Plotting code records
--------------------
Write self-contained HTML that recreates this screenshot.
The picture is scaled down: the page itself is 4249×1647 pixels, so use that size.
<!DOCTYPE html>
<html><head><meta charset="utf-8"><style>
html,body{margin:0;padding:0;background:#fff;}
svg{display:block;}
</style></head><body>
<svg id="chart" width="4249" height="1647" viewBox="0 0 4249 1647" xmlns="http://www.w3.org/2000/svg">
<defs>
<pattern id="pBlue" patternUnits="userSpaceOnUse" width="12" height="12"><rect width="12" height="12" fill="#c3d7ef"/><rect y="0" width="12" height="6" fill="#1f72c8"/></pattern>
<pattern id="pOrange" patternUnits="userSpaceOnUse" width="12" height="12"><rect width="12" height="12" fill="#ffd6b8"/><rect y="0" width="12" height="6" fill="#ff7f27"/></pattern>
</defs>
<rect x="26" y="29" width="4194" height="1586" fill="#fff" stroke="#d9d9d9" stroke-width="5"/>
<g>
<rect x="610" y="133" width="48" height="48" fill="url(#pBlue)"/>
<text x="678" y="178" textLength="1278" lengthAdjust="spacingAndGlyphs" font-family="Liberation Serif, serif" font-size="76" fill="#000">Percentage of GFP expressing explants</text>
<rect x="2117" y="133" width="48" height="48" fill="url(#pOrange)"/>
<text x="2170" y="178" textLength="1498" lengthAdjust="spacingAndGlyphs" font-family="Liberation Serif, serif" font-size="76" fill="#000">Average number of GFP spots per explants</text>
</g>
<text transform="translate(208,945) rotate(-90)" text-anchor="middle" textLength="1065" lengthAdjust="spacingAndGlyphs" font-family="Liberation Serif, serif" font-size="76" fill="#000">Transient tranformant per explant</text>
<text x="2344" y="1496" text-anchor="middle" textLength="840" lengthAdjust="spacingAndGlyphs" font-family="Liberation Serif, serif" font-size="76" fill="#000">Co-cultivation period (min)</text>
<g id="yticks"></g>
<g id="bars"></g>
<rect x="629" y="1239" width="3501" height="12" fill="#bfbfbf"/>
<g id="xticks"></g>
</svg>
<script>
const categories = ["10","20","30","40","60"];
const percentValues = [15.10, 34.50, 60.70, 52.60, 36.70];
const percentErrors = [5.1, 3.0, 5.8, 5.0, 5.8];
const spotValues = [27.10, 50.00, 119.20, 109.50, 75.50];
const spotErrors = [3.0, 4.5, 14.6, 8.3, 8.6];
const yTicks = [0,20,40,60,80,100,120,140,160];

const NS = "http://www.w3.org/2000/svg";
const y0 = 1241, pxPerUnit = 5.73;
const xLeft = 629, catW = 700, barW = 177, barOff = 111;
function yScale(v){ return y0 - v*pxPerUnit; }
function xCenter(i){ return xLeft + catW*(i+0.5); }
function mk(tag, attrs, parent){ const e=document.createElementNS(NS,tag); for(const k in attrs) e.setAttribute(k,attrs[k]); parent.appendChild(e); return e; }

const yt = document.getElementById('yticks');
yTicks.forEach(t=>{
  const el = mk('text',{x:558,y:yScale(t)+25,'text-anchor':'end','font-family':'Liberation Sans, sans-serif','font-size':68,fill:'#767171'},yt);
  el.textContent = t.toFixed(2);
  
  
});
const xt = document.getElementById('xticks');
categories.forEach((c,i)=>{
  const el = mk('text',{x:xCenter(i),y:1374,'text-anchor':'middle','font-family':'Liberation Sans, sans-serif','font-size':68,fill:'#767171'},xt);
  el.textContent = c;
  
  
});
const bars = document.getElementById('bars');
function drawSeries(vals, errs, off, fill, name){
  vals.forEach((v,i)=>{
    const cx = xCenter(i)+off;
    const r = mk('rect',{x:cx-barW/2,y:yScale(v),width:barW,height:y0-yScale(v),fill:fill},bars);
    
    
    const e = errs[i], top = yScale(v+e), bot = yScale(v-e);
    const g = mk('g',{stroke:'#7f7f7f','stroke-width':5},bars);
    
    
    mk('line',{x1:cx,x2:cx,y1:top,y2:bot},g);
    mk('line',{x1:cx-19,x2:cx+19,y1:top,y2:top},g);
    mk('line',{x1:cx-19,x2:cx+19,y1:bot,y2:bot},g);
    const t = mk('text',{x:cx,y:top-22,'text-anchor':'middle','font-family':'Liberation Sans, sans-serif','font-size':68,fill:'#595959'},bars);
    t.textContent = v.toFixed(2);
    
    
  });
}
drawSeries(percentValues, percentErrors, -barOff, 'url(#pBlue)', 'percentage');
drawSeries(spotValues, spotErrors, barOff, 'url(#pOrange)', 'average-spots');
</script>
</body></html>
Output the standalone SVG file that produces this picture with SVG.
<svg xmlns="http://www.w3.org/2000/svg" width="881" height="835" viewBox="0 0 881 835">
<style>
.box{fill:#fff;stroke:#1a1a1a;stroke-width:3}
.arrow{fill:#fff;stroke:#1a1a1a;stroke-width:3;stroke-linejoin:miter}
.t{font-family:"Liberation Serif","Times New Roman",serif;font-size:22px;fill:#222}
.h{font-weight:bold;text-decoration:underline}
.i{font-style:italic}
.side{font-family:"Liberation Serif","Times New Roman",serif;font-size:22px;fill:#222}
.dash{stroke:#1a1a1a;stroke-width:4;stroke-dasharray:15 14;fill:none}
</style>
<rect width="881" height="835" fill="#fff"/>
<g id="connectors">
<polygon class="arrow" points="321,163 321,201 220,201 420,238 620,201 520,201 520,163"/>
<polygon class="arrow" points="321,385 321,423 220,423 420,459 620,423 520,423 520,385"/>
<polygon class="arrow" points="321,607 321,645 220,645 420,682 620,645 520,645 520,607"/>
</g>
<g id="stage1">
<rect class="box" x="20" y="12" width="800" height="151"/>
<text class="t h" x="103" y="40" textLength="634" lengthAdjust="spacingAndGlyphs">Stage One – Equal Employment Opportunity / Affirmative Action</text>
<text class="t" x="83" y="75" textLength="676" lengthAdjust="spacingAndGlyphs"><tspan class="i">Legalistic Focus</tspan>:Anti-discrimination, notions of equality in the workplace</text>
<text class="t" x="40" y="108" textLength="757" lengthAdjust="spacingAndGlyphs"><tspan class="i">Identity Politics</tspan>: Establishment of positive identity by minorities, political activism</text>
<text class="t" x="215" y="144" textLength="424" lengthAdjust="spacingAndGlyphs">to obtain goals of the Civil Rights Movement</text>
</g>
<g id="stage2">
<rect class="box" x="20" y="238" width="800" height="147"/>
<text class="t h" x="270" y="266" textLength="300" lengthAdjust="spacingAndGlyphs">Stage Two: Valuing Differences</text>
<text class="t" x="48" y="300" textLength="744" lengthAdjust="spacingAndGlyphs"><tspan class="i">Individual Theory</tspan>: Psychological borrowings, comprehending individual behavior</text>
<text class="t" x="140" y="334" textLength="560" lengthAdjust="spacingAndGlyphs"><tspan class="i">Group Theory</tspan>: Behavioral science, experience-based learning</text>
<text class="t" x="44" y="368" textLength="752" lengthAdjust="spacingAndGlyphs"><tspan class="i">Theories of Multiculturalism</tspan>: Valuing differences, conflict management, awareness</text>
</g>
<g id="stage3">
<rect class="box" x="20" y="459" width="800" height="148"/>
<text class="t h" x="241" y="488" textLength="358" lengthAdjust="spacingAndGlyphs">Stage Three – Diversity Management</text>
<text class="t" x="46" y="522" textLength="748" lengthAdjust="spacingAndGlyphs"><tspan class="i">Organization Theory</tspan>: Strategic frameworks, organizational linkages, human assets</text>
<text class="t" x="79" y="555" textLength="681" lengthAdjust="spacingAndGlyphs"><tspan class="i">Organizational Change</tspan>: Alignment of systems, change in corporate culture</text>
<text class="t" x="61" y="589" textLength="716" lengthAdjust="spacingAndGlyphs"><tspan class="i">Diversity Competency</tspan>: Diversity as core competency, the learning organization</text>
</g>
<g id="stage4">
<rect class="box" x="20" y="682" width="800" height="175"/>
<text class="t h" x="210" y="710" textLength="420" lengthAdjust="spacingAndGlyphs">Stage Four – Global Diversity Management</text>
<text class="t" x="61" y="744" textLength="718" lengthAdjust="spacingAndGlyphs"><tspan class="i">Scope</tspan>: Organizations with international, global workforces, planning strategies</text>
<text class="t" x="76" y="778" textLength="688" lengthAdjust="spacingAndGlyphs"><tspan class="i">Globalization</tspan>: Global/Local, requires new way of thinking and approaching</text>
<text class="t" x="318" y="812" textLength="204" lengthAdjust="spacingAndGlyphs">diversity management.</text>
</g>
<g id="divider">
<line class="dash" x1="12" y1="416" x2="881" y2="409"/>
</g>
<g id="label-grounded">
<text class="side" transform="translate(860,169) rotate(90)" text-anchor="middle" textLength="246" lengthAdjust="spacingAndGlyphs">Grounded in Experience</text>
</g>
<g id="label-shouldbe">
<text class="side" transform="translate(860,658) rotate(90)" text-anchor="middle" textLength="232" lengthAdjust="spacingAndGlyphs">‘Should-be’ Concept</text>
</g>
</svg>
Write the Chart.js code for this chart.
--------------------
**Set task:** Starting with the first line of the records, repeat every line up to and including the one containing "const yTicks = [0,20,40,60,80,100,120,140,160];", and nothing else.

**Solution for this problem:**
Write self-contained HTML that recreates this screenshot.
The picture is scaled down: the page itself is 4249×1647 pixels, so use that size.
<!DOCTYPE html>
<html><head><meta charset="utf-8"><style>
html,body{margin:0;padding:0;background:#fff;}
svg{display:block;}
</style></head><body>
<svg id="chart" width="4249" height="1647" viewBox="0 0 4249 1647" xmlns="http://www.w3.org/2000/svg">
<defs>
<pattern id="pBlue" patternUnits="userSpaceOnUse" width="12" height="12"><rect width="12" height="12" fill="#c3d7ef"/><rect y="0" width="12" height="6" fill="#1f72c8"/></pattern>
<pattern id="pOrange" patternUnits="userSpaceOnUse" width="12" height="12"><rect width="12" height="12" fill="#ffd6b8"/><rect y="0" width="12" height="6" fill="#ff7f27"/></pattern>
</defs>
<rect x="26" y="29" width="4194" height="1586" fill="#fff" stroke="#d9d9d9" stroke-width="5"/>
<g>
<rect x="610" y="133" width="48" height="48" fill="url(#pBlue)"/>
<text x="678" y="178" textLength="1278" lengthAdjust="spacingAndGlyphs" font-family="Liberation Serif, serif" font-size="76" fill="#000">Percentage of GFP expressing explants</text>
<rect x="2117" y="133" width="48" height="48" fill="url(#pOrange)"/>
<text x="2170" y="178" textLength="1498" lengthAdjust="spacingAndGlyphs" font-family="Liberation Serif, serif" font-size="76" fill="#000">Average number of GFP spots per explants</text>
</g>
<text transform="translate(208,945) rotate(-90)" text-anchor="middle" textLength="1065" lengthAdjust="spacingAndGlyphs" font-family="Liberation Serif, serif" font-size="76" fill="#000">Transient tranformant per explant</text>
<text x="2344" y="1496" text-anchor="middle" textLength="840" lengthAdjust="spacingAndGlyphs" font-family="Liberation Serif, serif" font-size="76" fill="#000">Co-cultivation period (min)</text>
<g id="yticks"></g>
<g id="bars"></g>
<rect x="629" y="1239" width="3501" height="12" fill="#bfbfbf"/>
<g id="xticks"></g>
</svg>
<script>
const categories = ["10","20","30","40","60"];
const percentValues = [15.10, 34.50, 60.70, 52.60, 36.70];
const percentErrors = [5.1, 3.0, 5.8, 5.0, 5.8];
const spotValues = [27.10, 50.00, 119.20, 109.50, 75.50];
const spotErrors = [3.0, 4.5, 14.6, 8.3, 8.6];
const yTicks = [0,20,40,60,80,100,120,140,160];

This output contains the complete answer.